Entries shown

——————————

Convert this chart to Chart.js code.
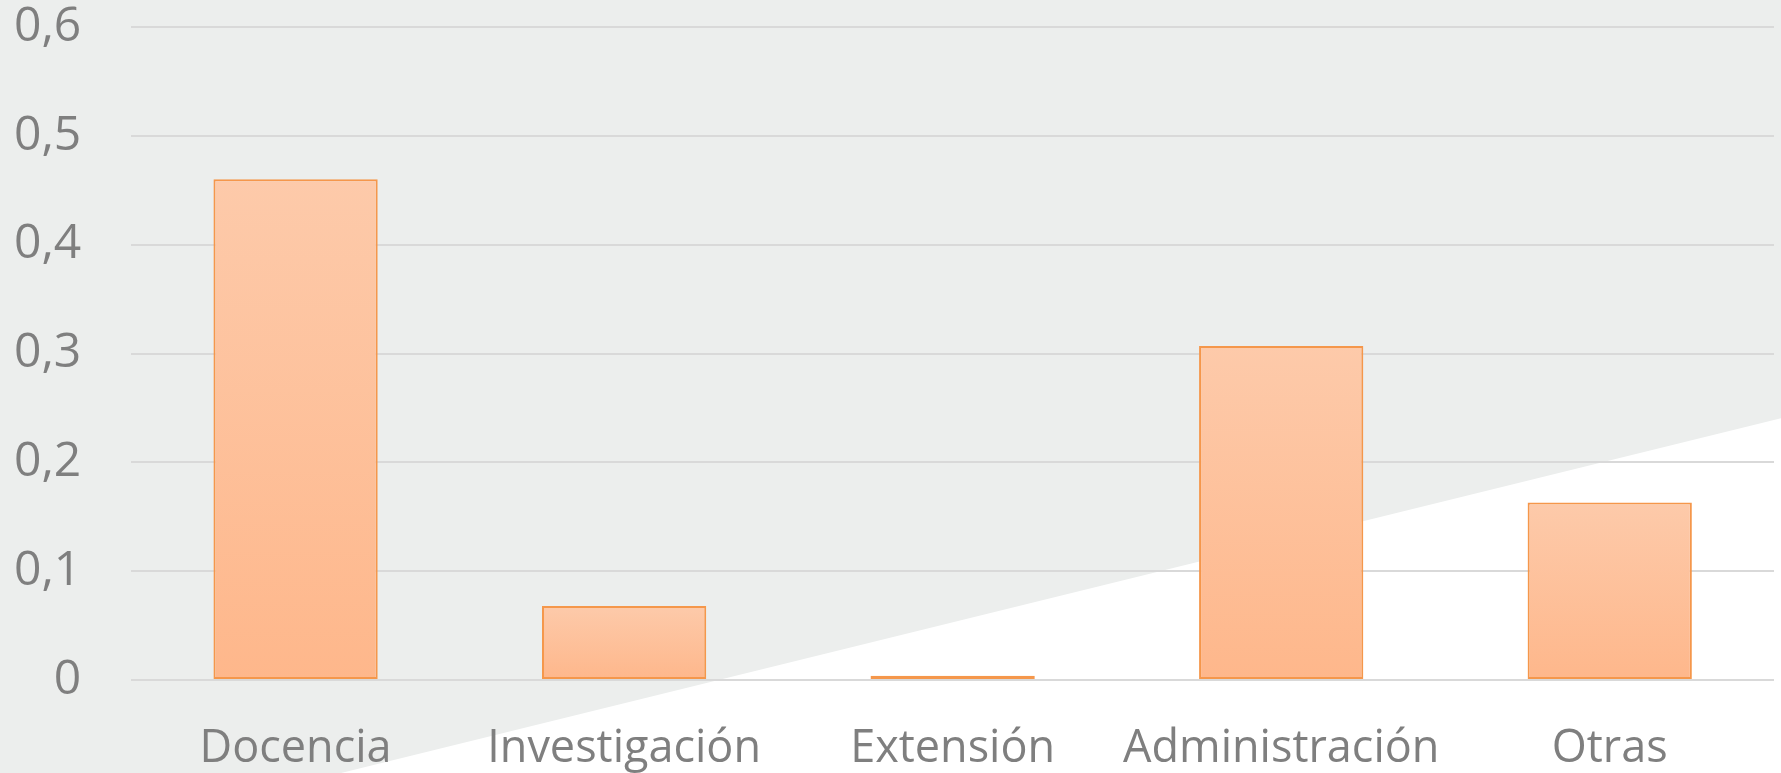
<!DOCTYPE html>
<html>
<head>
<meta charset="utf-8">
<script src="https://cdn.jsdelivr.net/npm/chart.js@4.4.1/dist/chart.umd.min.js"></script>
<style>
  html, body { margin: 0; padding: 0; overflow: hidden; background: #fff; }
  canvas { display: block; }
</style>
</head>
<body>
<canvas id="chart" width="1781" height="773"></canvas>
<script>
// Data
const categories = ["Docencia", "Investigación", "Extensión", "Administración", "Otras"]
const values = [0.46, 0.068, 0.004, 0.307, 0.163]
const yTicks = [0, 0.1, 0.2, 0.3, 0.4, 0.5, 0.6]

// Grey backdrop with the white wedge at the bottom right
const backdrop = {
  id: "backdrop",
  beforeDraw(chart) {
    const { ctx, width, height } = chart
    ctx.save()
    ctx.fillStyle = "#eceeed"
    ctx.fillRect(0, 0, width, height)
    ctx.fillStyle = "#ffffff"
    ctx.beginPath()
    ctx.moveTo(width * 0.1915, height)
    ctx.lineTo(width, height * 0.541)
    ctx.lineTo(width, height)
    ctx.closePath()
    ctx.fill()
    ctx.restore()
  },
}

// Gradient per bar, light at the top
function barFill(context) {
  const chart = context.chart
  if (!chart.chartArea) return "#fdc1a0"
  const y = chart.scales.y
  const top = y.getPixelForValue(context.raw)
  const base = y.getPixelForValue(0)
  if (!isFinite(top) || base - top < 1) return "#fdbb92"
  const g = chart.ctx.createLinearGradient(0, top, 0, base)
  g.addColorStop(0, "#fdcaaa")
  g.addColorStop(1, "#feb78b")
  return g
}

new Chart(document.getElementById("chart"), {
  type: "bar",
  data: {
    labels: categories,
    datasets: [
      {
        data: values,
        backgroundColor: barFill,
        borderColor: "#f5974b",
        borderWidth: 2,
        borderSkipped: false,
        categoryPercentage: 1,
        barPercentage: 0.5,
      },
    ],
  },
  options: {
    responsive: false,
    animation: false,
    layout: { padding: { left: -36, right: 7, top: 0, bottom: -45 } },
    plugins: {
      legend: { display: false },
      tooltip: { enabled: false },
    },
    scales: {
      x: {
        grid: { display: false, drawTicks: false },
        border: { display: false },
        ticks: {
          color: "#7f7f7f",
          padding: 42,
          font: { family: "Open Sans", size: 45 },
          maxRotation: 0,
        },
      },
      y: {
        min: 0,
        max: 0.6,
        afterBuildTicks: (axis) => {
          axis.ticks = yTicks.map((v) => ({ value: v }))
        },
        // top label may sit close to the edge, like the original
        afterFit: (axis) => {
          axis.paddingTop = 27
        },
        grid: { color: "#d9d9d9", lineWidth: 2, drawTicks: false },
        border: { display: false },
        ticks: {
          color: "#7f7f7f",
          padding: 50,
          font: { family: "Open Sans", size: 48 },
          callback: (v) => String(Math.round(v * 10) / 10).replace(".", ","),
        },
      },
    },
  },
  plugins: [backdrop],
})
</script>
</body>
</html>
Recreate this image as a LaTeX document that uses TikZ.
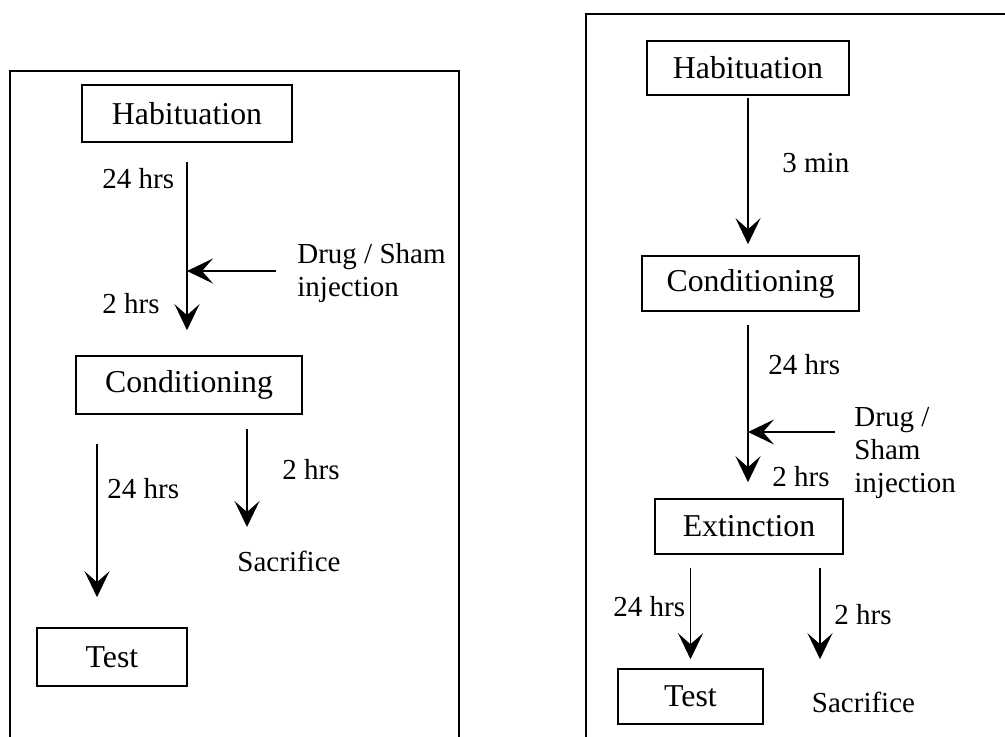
\documentclass[tikz,border=0pt]{standalone}
\usepackage{fontspec}
\setmainfont{Liberation Serif}
\usetikzlibrary{arrows.meta}
\begin{document}
\begin{tikzpicture}[x=0.5pt,y=-0.5pt,
  every node/.style={font=\fontsize{14.5}{16.5}\selectfont},
  stagebox/.style={draw,line width=0.8pt,inner sep=0pt,align=center,font=\fontsize{15.9}{17}\selectfont},
  lbl/.style={inner sep=0pt,anchor=west,align=left},
  frame/.style={line width=1.1pt},
  arr/.style={line width=0.8pt,-{Stealth[length=13pt,width=12.5pt,inset=5.5pt]}}]
\clip (0,0) rectangle (1005,736);
\useasboundingbox (0,0) rectangle (1005,736);
\fill[white] (0,0) rectangle (1005,736);
% frames
\draw[frame] (10,760) -- (10,71) -- (459,71) -- (459,760);
\draw[frame] (586,760) -- (586,14) -- (1030,14);
% ---- left panel ----
\node[stagebox,minimum width=105pt,minimum height=28.5pt] (hab1) at (187,113.5) {Habituation};
\node[stagebox,minimum width=113pt,minimum height=29pt] (cond1) at (189,385) {Conditioning};
\node[stagebox,minimum width=75pt,minimum height=29pt] (test1) at (112,657) {Test};
\node[inner sep=0pt] (sac1) at (289,561) {Sacrifice};
\node[lbl] (l24a) at (102,179) {24 hrs};
\node[lbl] (l2a) at (102,304) {2 hrs};
\node[lbl] (inj1) at (297,273.5) {Drug / Sham\\injection};
\node[lbl] (l24b) at (107,489) {24 hrs};
\node[lbl] (l2b) at (282,470) {2 hrs};
\coordinate (m1) at (187,271);
\coordinate (s1) at (247,527);
\draw[arr,shorten <=9.5pt,shorten >=12.5pt] (hab1.south) -- (hab1.south |- cond1.north);
\draw[arr,shorten <=10.5pt] (inj1.west |- m1) -- (m1);
\draw[arr] ([xshift=-46pt,yshift=-14.5pt]cond1.south) -- ([xshift=-7.5pt,yshift=15pt]test1.north);
\draw[arr] ([xshift=29pt,yshift=-7pt]cond1.south) -- (s1);
% ---- right panel ----
\node[stagebox,minimum width=101pt,minimum height=27pt] (hab2) at (748,68) {Habituation};
\node[stagebox,minimum width=108.5pt,minimum height=27.5pt] (cond2) at (750.5,283.5) {Conditioning};
\node[stagebox,minimum width=94pt,minimum height=27.5pt] (ext2) at (749,526.5) {Extinction};
\node[stagebox,minimum width=72.5pt,minimum height=27.5pt] (test2) at (690.5,696.5) {Test};
\node[inner sep=0pt] (sac2) at (863.5,702) {Sacrifice};
\node[lbl] (l3m) at (782,163) {3 min};
\node[lbl] (l24c) at (768,365) {24 hrs};
\node[lbl] (inj2) at (854,453.5) {Drug /\\Sham\\injection};
\node[lbl] (l2c) at (772,477) {2 hrs};
\node[lbl] (l24d) at (613,607) {24 hrs};
\node[lbl] (l2d) at (834,615) {2 hrs};
\coordinate (m2) at (748,432);
\draw[arr,shorten <=1pt,shorten >=5.5pt] (hab2.south) -- (hab2.south |- cond2.north);
\draw[arr,shorten <=6.5pt,shorten >=8pt] (hab2.south |- cond2.south) -- (hab2.south |- ext2.north);
\draw[arr,shorten <=9.5pt] (inj2.west |- m2) -- (m2);
\draw[arr,shorten <=6.5pt,shorten >=4.5pt] (test2.north |- ext2.south) -- (test2.north);
\draw[arr,shorten <=6.5pt,shorten >=4.5pt] ([xshift=35.5pt]ext2.south) -- ([xshift=35.5pt]ext2.south |- test2.north);
\end{tikzpicture}
\end{document}
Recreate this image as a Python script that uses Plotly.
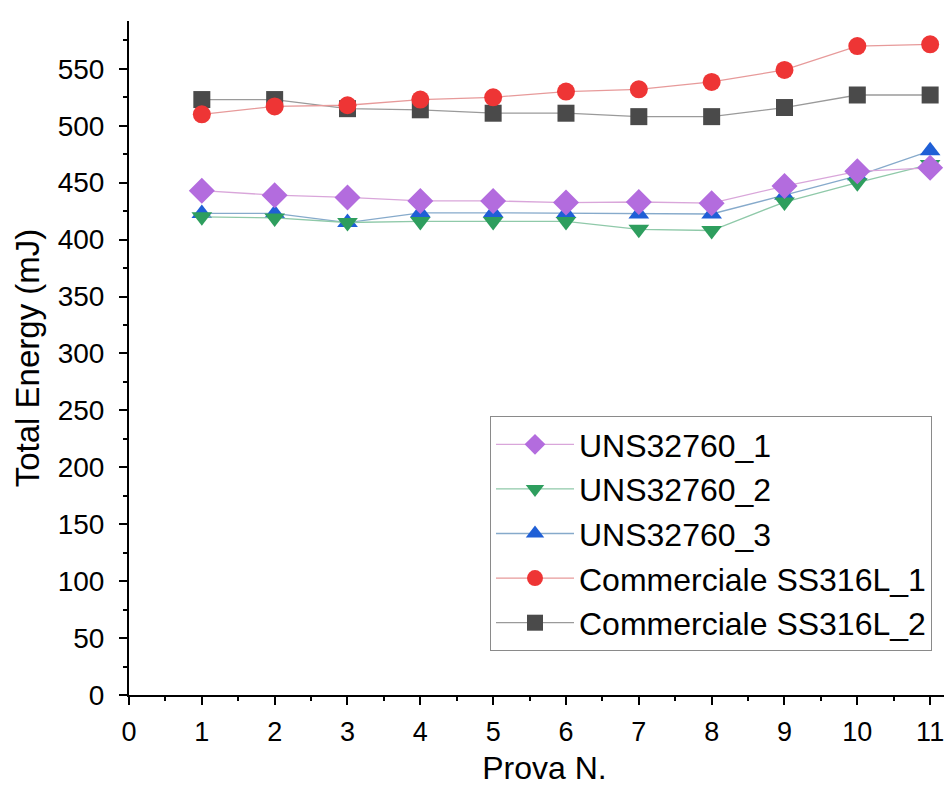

——————————

What is required
Leave out the pictures and print every line of the data exactly.

Solution below
Convert this chart to Chart.js code.
<!DOCTYPE html>
<html>
<head>
<meta charset="utf-8">
<script src="https://cdn.jsdelivr.net/npm/chart.js@4.4.1/dist/chart.umd.min.js"></script>
<style>
  html, body { margin: 0; padding: 0; overflow: hidden; background: #fff; }
  canvas { display: block; }
</style>
</head>
<body>
<canvas id="chart" width="1781" height="773"></canvas>
<script>
// Data
const categories = ["Docencia", "Investigación", "Extensión", "Administración", "Otras"]
const values = [0.46, 0.068, 0.004, 0.307, 0.163]
const yTicks = [0, 0.1, 0.2, 0.3, 0.4, 0.5, 0.6]

// Grey backdrop with the white wedge at the bottom right
const backdrop = {
  id: "backdrop",
  beforeDraw(chart) {
    const { ctx, width, height } = chart
    ctx.save()
    ctx.fillStyle = "#eceeed"
    ctx.fillRect(0, 0, width, height)
    ctx.fillStyle = "#ffffff"
    ctx.beginPath()
    ctx.moveTo(width * 0.1915, height)
    ctx.lineTo(width, height * 0.541)
    ctx.lineTo(width, height)
    ctx.closePath()
    ctx.fill()
    ctx.restore()
  },
}

// Gradient per bar, light at the top
function barFill(context) {
  const chart = context.chart
  if (!chart.chartArea) return "#fdc1a0"
  const y = chart.scales.y
  const top = y.getPixelForValue(context.raw)
  const base = y.getPixelForValue(0)
  if (!isFinite(top) || base - top < 1) return "#fdbb92"
  const g = chart.ctx.createLinearGradient(0, top, 0, base)
  g.addColorStop(0, "#fdcaaa")
  g.addColorStop(1, "#feb78b")
  return g
}

new Chart(document.getElementById("chart"), {
  type: "bar",
  data: {
    labels: categories,
    datasets: [
      {
        data: values,
        backgroundColor: barFill,
        borderColor: "#f5974b",
        borderWidth: 2,
        borderSkipped: false,
        categoryPercentage: 1,
        barPercentage: 0.5,
      },
    ],
  },
  options: {
    responsive: false,
    animation: false,
    layout: { padding: { left: -36, right: 7, top: 0, bottom: -45 } },
    plugins: {
      legend: { display: false },
      tooltip: { enabled: false },
    },
    scales: {
      x: {
        grid: { display: false, drawTicks: false },
        border: { display: false },
        ticks: {
          color: "#7f7f7f",
          padding: 42,
          font: { family: "Open Sans", size: 45 },
          maxRotation: 0,
        },
      },
      y: {
        min: 0,
        max: 0.6,
        afterBuildTicks: (axis) => {
          axis.ticks = yTicks.map((v) => ({ value: v }))
        },
        // top label may sit close to the edge, like the original
        afterFit: (axis) => {
          axis.paddingTop = 27
        },
        grid: { color: "#d9d9d9", lineWidth: 2, drawTicks: false },
        border: { display: false },
        ticks: {
          color: "#7f7f7f",
          padding: 50,
          font: { family: "Open Sans", size: 48 },
          callback: (v) => String(Math.round(v * 10) / 10).replace(".", ","),
        },
      },
    },
  },
  plugins: [backdrop],
})
</script>
</body>
</html>
Recreate this image as a LaTeX document that uses TikZ.
\documentclass[tikz,border=0pt]{standalone}
\usepackage{fontspec}
\setmainfont{Liberation Serif}
\usetikzlibrary{arrows.meta}
\begin{document}
\begin{tikzpicture}[x=0.5pt,y=-0.5pt,
  every node/.style={font=\fontsize{14.5}{16.5}\selectfont},
  stagebox/.style={draw,line width=0.8pt,inner sep=0pt,align=center,font=\fontsize{15.9}{17}\selectfont},
  lbl/.style={inner sep=0pt,anchor=west,align=left},
  frame/.style={line width=1.1pt},
  arr/.style={line width=0.8pt,-{Stealth[length=13pt,width=12.5pt,inset=5.5pt]}}]
\clip (0,0) rectangle (1005,736);
\useasboundingbox (0,0) rectangle (1005,736);
\fill[white] (0,0) rectangle (1005,736);
% frames
\draw[frame] (10,760) -- (10,71) -- (459,71) -- (459,760);
\draw[frame] (586,760) -- (586,14) -- (1030,14);
% ---- left panel ----
\node[stagebox,minimum width=105pt,minimum height=28.5pt] (hab1) at (187,113.5) {Habituation};
\node[stagebox,minimum width=113pt,minimum height=29pt] (cond1) at (189,385) {Conditioning};
\node[stagebox,minimum width=75pt,minimum height=29pt] (test1) at (112,657) {Test};
\node[inner sep=0pt] (sac1) at (289,561) {Sacrifice};
\node[lbl] (l24a) at (102,179) {24 hrs};
\node[lbl] (l2a) at (102,304) {2 hrs};
\node[lbl] (inj1) at (297,273.5) {Drug / Sham\\injection};
\node[lbl] (l24b) at (107,489) {24 hrs};
\node[lbl] (l2b) at (282,470) {2 hrs};
\coordinate (m1) at (187,271);
\coordinate (s1) at (247,527);
\draw[arr,shorten <=9.5pt,shorten >=12.5pt] (hab1.south) -- (hab1.south |- cond1.north);
\draw[arr,shorten <=10.5pt] (inj1.west |- m1) -- (m1);
\draw[arr] ([xshift=-46pt,yshift=-14.5pt]cond1.south) -- ([xshift=-7.5pt,yshift=15pt]test1.north);
\draw[arr] ([xshift=29pt,yshift=-7pt]cond1.south) -- (s1);
% ---- right panel ----
\node[stagebox,minimum width=101pt,minimum height=27pt] (hab2) at (748,68) {Habituation};
\node[stagebox,minimum width=108.5pt,minimum height=27.5pt] (cond2) at (750.5,283.5) {Conditioning};
\node[stagebox,minimum width=94pt,minimum height=27.5pt] (ext2) at (749,526.5) {Extinction};
\node[stagebox,minimum width=72.5pt,minimum height=27.5pt] (test2) at (690.5,696.5) {Test};
\node[inner sep=0pt] (sac2) at (863.5,702) {Sacrifice};
\node[lbl] (l3m) at (782,163) {3 min};
\node[lbl] (l24c) at (768,365) {24 hrs};
\node[lbl] (inj2) at (854,453.5) {Drug /\\Sham\\injection};
\node[lbl] (l2c) at (772,477) {2 hrs};
\node[lbl] (l24d) at (613,607) {24 hrs};
\node[lbl] (l2d) at (834,615) {2 hrs};
\coordinate (m2) at (748,432);
\draw[arr,shorten <=1pt,shorten >=5.5pt] (hab2.south) -- (hab2.south |- cond2.north);
\draw[arr,shorten <=6.5pt,shorten >=8pt] (hab2.south |- cond2.south) -- (hab2.south |- ext2.north);
\draw[arr,shorten <=9.5pt] (inj2.west |- m2) -- (m2);
\draw[arr,shorten <=6.5pt,shorten >=4.5pt] (test2.north |- ext2.south) -- (test2.north);
\draw[arr,shorten <=6.5pt,shorten >=4.5pt] ([xshift=35.5pt]ext2.south) -- ([xshift=35.5pt]ext2.south |- test2.north);
\end{tikzpicture}
\end{document}
Recreate this image as a Python script that uses Plotly.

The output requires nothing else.